Sunday, September 26, 2010

City Improvements.
The block of wooden buildings in High street belonging to Messrs H. J. Hall and A. Simpson, lately destroyed by fire, are to be replaced by handsome stone structures. Plans for the purpose have been prepared by Mr A. W. Simpson, architect, and the contract for erection has been let to Mr J. Greig. The two buildings are uniform in style, and contain two storeys. The lower part of the fronts is of Hoon Hay blue stone, while White rock stone is used in the upper portion, which is divided by Corinthian pilasters, supporting a frieze and entablature, with a moulded and bracketted cornice and balustrade. The central portion of each front projects slightly, and is capped with a semi-circular pediment, above which is an ornamental entablature.

The windows, of plate glass, are various in shape, those in the centre being circular-headed, while others have square heads. At the sides of the windows are small Corinthian mullions, and above them are recessed panels of carved stone. Beneath the windows is another moulding. The upper storey fronts are supported on iron girders, resting on blue stone piers, and ornamental cast iron columns. The windows of the ground floor are of plate glass, those in Mr Simpson's premises having panes 12ft by 8ft, with frames of carved and polished cedar. A handsome verandah will run along the whole width of both fronts.

In Mr Hall's premises an entrance hall 8ft wide, in the centre of the front, communicates with a staircase leading to the upper storey, and also with the steps going down to the basement. A passage leads from the hall to the back yard and lavatories. The basement or cellar is about 63ft long, 36ft wide, and 8ft in height. At each side of the main entrance is a shop 14ft wide in front, and extending back for a distance of 64ft. These shops are unusually lofty, being 16ft from floor to ceiling. In the back portion of the upper floor is a photographic studio, a room 32ft in length, 14ft wide and 15ft 9in high, with a ground glass window at the side of the room about 19ft wide. This room is carefully ventilated with two large ventilators and several air flues. Attached are dressing and waiting room, dark chamber with sink and water supply, a room' for printing, and all other requirements of a completely fitted photographic studio. In the front are two suites of rooms that could be used as offices or other purposes, one suite being especially designed to meet the requirements of a dentist's business. Lavatories and other conveniences have been provided.
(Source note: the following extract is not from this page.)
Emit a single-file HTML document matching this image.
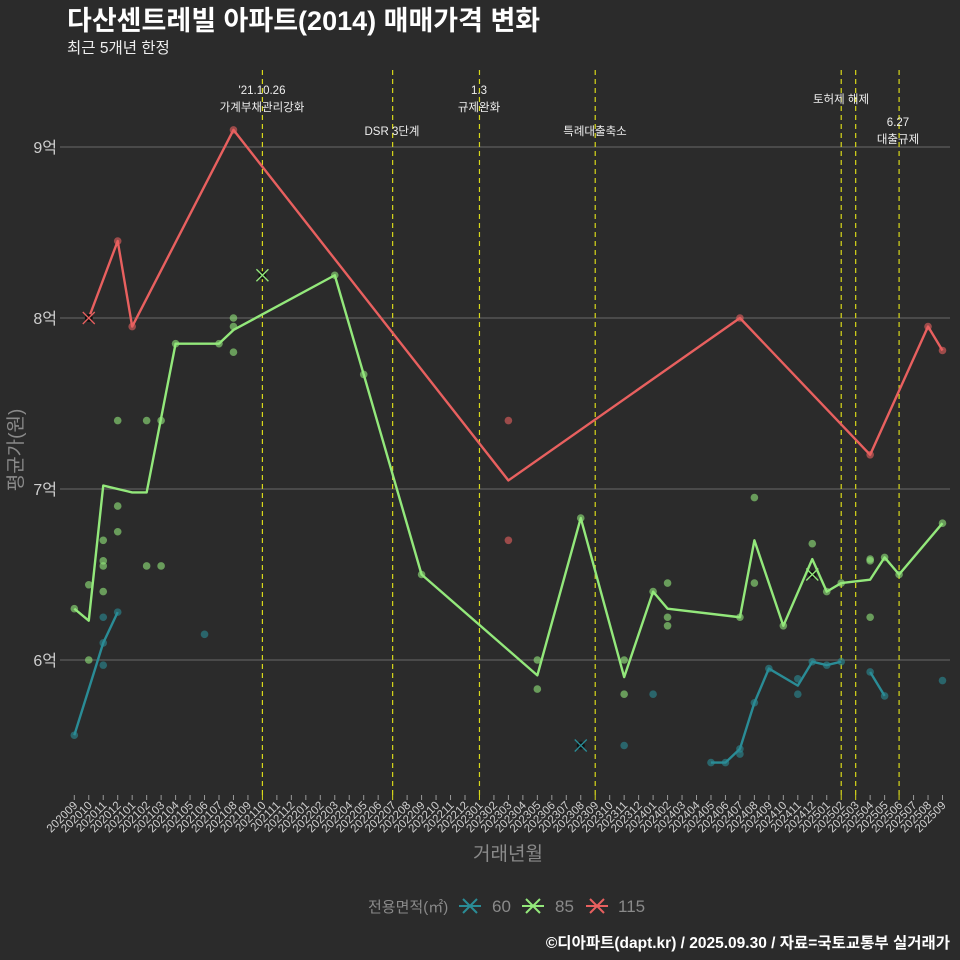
<!DOCTYPE html>
<html><head><meta charset="utf-8">
<style>
body{margin:0;background:#2b2b2b;}
svg{display:block;font-family:"Liberation Sans","Noto Sans CJK KR",sans-serif;}
</style></head>
<body>
<svg id="chart" width="960" height="960" viewBox="0 0 960 960">
<rect x="0" y="0" width="960" height="960" fill="#2b2b2b"/>
<text x="67" y="30" fill="#ffffff" font-size="27" font-weight="bold">다산센트레빌 아파트(2014) 매매가격 변화</text>
<text x="67" y="53" fill="#eeeeee" font-size="15.5">최근 5개년 한정</text>
<g id="grid"></g>
<g id="events"></g>
<g id="xaxis"></g>
<g id="series"></g>
<text x="0" y="0" transform="translate(22,450) rotate(-90)" text-anchor="middle" fill="#8a8a8a" font-size="19">평균가(원)</text>
<text x="508" y="860" text-anchor="middle" fill="#8a8a8a" font-size="19">거래년월</text>
<g id="legend"></g>
<text x="950" y="948" text-anchor="end" fill="#ffffff" font-size="15.5" font-weight="bold">©디아파트(dapt.kr) / 2025.09.30 / 자료=국토교통부 실거래가</text>
</svg>
<script>
const yTicks = [6, 7, 8, 9];
const yTickLabels = ["6억", "7억", "8억", "9억"];
const eventMonths = [13, 22, 28, 36, 53, 54, 57];
const eventLabels = [["'21.10.26","가계부채관리강화"],["DSR 3단계"],["1.3","규제완화"],["특례대출축소"],[],["토허제 해제"],["6.27","대출규제"]];
const eventLabelY = [94, 135, 94, 135, 0, 103, 126];
const eventLabelX = [262, 392, 479, 595, 0, 841, 898];
const seriesNames = ["60", "85", "115"];
const seriesColors = ["#2a8c96", "#93e87b", "#e8605f"];
const line60 = [[0,5.56],[2,6.10],[3,6.28],null,[44,5.40],[45,5.40],[46,5.48],[47,5.75],[48,5.95],[50,5.85],[51,5.99],[52,5.97],[53,5.99],null,[55,5.93],[56,5.79]];
const line85 = [[0,6.30],[1,6.23],[2,7.02],[4,6.98],[5,6.98],[7,7.85],[10,7.85],[11,7.93],[18,8.25],[20,7.67],[24,6.50],[32,5.91],[35,6.83],[38,5.90],[40,6.40],[41,6.30],[46,6.25],[47,6.70],[49,6.20],[51,6.59],[52,6.40],[53,6.45],[55,6.47],[56,6.60],[57,6.50],[60,6.80]];
const line115 = [[1,8.00],[3,8.45],[4,7.95],[11,9.10],[30,7.05],[46,8.00],[55,7.20],[59,7.95],[60,7.81]];
const pts60 = [[0,5.56],[2,6.10],[2,6.25],[2,5.97],[3,6.28],[9,6.15],[38,5.50],[40,5.80],[44,5.40],[45,5.40],[46,5.48],[46,5.45],[47,5.75],[48,5.95],[50,5.89],[50,5.80],[51,5.99],[52,5.97],[53,5.99],[55,5.93],[56,5.79],[60,5.88]];
const pts85 = [[0,6.30],[1,6.44],[1,6.00],[2,6.70],[2,6.58],[2,6.55],[2,6.40],[3,7.40],[3,6.90],[3,6.75],[5,7.40],[5,6.55],[6,7.40],[6,6.55],[7,7.85],[10,7.85],[11,8.00],[11,7.95],[11,7.80],[18,8.25],[20,7.67],[24,6.50],[32,6.00],[32,5.83],[35,6.83],[38,6.00],[38,5.80],[40,6.40],[41,6.45],[41,6.25],[41,6.20],[46,6.25],[47,6.95],[47,6.45],[49,6.20],[51,6.68],[52,6.40],[53,6.45],[55,6.59],[55,6.58],[55,6.25],[56,6.60],[57,6.50],[60,6.80]];
const pts115 = [[3,8.45],[4,7.95],[11,9.10],[30,7.40],[30,6.70],[46,8.00],[55,7.20],[59,7.95],[60,7.81]];
const cross60 = [[35,5.50]];
const cross85 = [[13,8.25],[51,6.50]];
const cross115 = [[1,8.00]];

const NS = "http://www.w3.org/2000/svg";
const X0 = 74.3, DX = 14.47;
function xs(m){ return X0 + DX*m; }
function ys(v){ return 660 - (v-6)*171; }
function mk(tag, attrs, parent){ const e=document.createElementNS(NS,tag); for(const k in attrs) e.setAttribute(k,attrs[k]); parent.appendChild(e); return e; }
function monthLabel(m){ let y=2020, mo=9+m; y += Math.floor((mo-1)/12); mo = (mo-1)%12+1; return y+String(mo).padStart(2,"0"); }

const grid=document.getElementById("grid");
yTicks.forEach((t,i)=>{
  const l=mk("line",{x1:60,x2:950,y1:ys(t),y2:ys(t),stroke:"#5e5e5e","stroke-width":1.2},grid);
  
  
  const tx=mk("text",{x:57,y:ys(t)+6,"text-anchor":"end",fill:"#cfcfcf","font-size":16},grid);
  tx.textContent=yTickLabels[i];
  
  
});
const ev=document.getElementById("events");
eventMonths.forEach((m,i)=>{
  const l=mk("line",{x1:xs(m),x2:xs(m),y1:70,y2:796,stroke:"#d8d81a","stroke-width":1.2,"stroke-dasharray":"5,4"},ev);
  
  
  eventLabels[i].forEach((s,j)=>{
    const t=mk("text",{x:eventLabelX[i],y:eventLabelY[i]+j*17,"text-anchor":"middle",fill:"#eeeeee","font-size":11.5},ev);
    t.textContent=s;
    
    
  });
});
const xa=document.getElementById("xaxis");
for(let m=0;m<=60;m++){
  const isEv=eventMonths.includes(m);
  const tk=mk("line",{x1:xs(m),x2:xs(m),y1:795,y2:800,stroke:isEv?"#d8d81a":"#999","stroke-width":1},xa);
  
  
  const t=mk("text",{x:0,y:0,transform:`translate(${xs(m)+4},${806}) rotate(-45)`,"text-anchor":"end",fill:"#d0d0d0","font-size":11.5},xa);
  t.textContent=monthLabel(m);
  
  
}
const sg=document.getElementById("series");
function drawLine(arr,color,name){
  let segs=[],cur=[];
  arr.forEach(p=>{ if(p===null){ if(cur.length) segs.push(cur); cur=[]; } else cur.push(p); });
  if(cur.length) segs.push(cur);
  segs.forEach(s=>{
    const pl=mk("polyline",{points:s.map(p=>xs(p[0])+","+ys(p[1])).join(" "),fill:"none",stroke:color,"stroke-width":2.4,"stroke-linejoin":"round"},sg);
    
    
  });
}
function drawPts(arr,color,name){
  arr.forEach(p=>{
    const c=mk("circle",{cx:xs(p[0]),cy:ys(p[1]),r:3.8,fill:color,"fill-opacity":0.6},sg);
    
    
  });
}
function drawCross(arr,color,name){
  arr.forEach(p=>{
    const x=xs(p[0]),y=ys(p[1]);
    const g=mk("g",{},sg);
    
    
    mk("circle",{cx:x,cy:y,r:4,fill:"#111"},g);
    mk("path",{d:`M${x-6},${y-6}L${x+6},${y+6}M${x-6},${y+6}L${x+6},${y-6}`,stroke:color,"stroke-width":1.3},g);
  });
}
drawPts(pts60,seriesColors[0],'point-60');
drawPts(pts85,seriesColors[1],'point-85');
drawPts(pts115,seriesColors[2],'point-115');
drawLine(line60,seriesColors[0],'line-60');
drawLine(line85,seriesColors[1],'line-85');
drawLine(line115,seriesColors[2],'line-115');
drawCross(cross60,seriesColors[0],'marker-60');
drawCross(cross85,seriesColors[1],'marker-85');
drawCross(cross115,seriesColors[2],'marker-115');

const lg=document.getElementById("legend");
const lt=mk("text",{x:368,y:912,fill:"#8a8a8a","font-size":15},lg);
lt.textContent="전용면적(㎡)";


const lx=[470,533,597], tx2=[492,555,618];
seriesNames.forEach((n,i)=>{
  const g=mk("g",{},lg);
  
  
  mk("path",{d:`M${lx[i]-11},906L${lx[i]+11},906M${lx[i]-7},899L${lx[i]+7},913M${lx[i]-7},913L${lx[i]+7},899`,stroke:seriesColors[i],"stroke-width":2},g);
  const t=mk("text",{x:tx2[i],y:912,fill:"#8a8a8a","font-size":17},g);
  t.textContent=n;
});
</script>
</body></html>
The staircase, passage and some of the rooms are lighted by means of a large skylight.

The ground floor of Mr Simpson's building contains one large shop, about 30ft wide, 80ft deep, and 16ft in height, so constructed that it can be separated into two shops if required. From the back of this shop a staircase communicates with the upper floor, where there is a large show room 80ft in length, 30ft wide, and 15ft 9in from floor to ceiling. On the landing at the top of the staircase is a lavatory, &c. Behind the building is a small triangular yard, concreted, and containing the necessary out-offices. A large cellar, 80ft by 30ft, is situated under the shop, and is approached by a staircase from a right-of-way at the back. It may be noted that, though the buildings are only of two storeys, provision has been made for the addition of a third storey, if required, the walls having been made sufficiently thick for the purpose. The height of the present front is about 40ft from ground to top of coping.